>> Begin

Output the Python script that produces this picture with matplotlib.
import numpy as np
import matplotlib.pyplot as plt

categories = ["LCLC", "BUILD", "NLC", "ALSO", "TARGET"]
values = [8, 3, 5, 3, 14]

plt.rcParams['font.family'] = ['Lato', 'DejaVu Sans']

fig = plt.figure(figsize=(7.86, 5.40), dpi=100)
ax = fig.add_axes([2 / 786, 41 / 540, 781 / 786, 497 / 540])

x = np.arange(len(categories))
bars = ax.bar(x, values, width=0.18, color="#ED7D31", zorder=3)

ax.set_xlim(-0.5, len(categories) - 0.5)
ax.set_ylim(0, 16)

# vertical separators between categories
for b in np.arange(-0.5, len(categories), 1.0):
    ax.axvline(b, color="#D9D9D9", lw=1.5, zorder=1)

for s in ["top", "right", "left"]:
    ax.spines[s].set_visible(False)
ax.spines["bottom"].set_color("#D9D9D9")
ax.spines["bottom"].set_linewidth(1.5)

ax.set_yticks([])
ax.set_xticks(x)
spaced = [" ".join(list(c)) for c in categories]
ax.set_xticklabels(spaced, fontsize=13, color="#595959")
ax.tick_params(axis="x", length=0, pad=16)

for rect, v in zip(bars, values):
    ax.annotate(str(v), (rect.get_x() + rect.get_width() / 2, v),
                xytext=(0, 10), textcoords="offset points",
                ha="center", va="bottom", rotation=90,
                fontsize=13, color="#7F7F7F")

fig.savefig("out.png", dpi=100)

>> End
>> Begin

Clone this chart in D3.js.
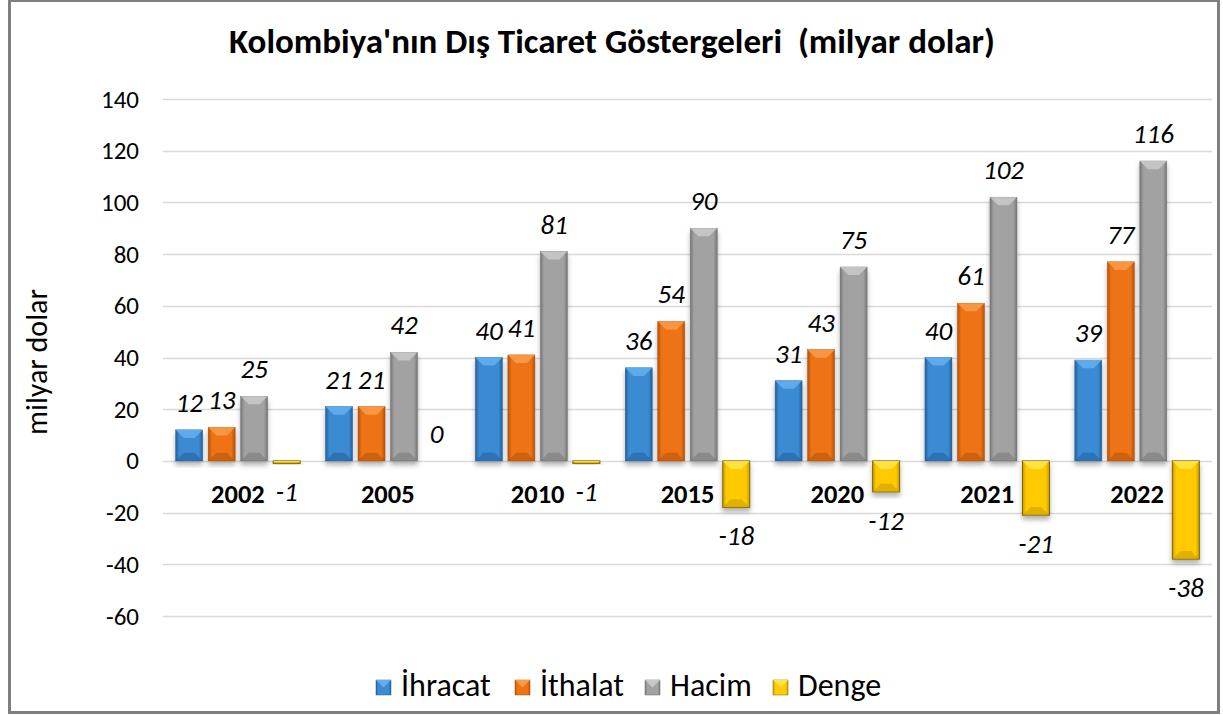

>> End

Required task - Report the number of lines in the entries above that include the string "matplotlib". Give nothing but the number.

Written solution - 2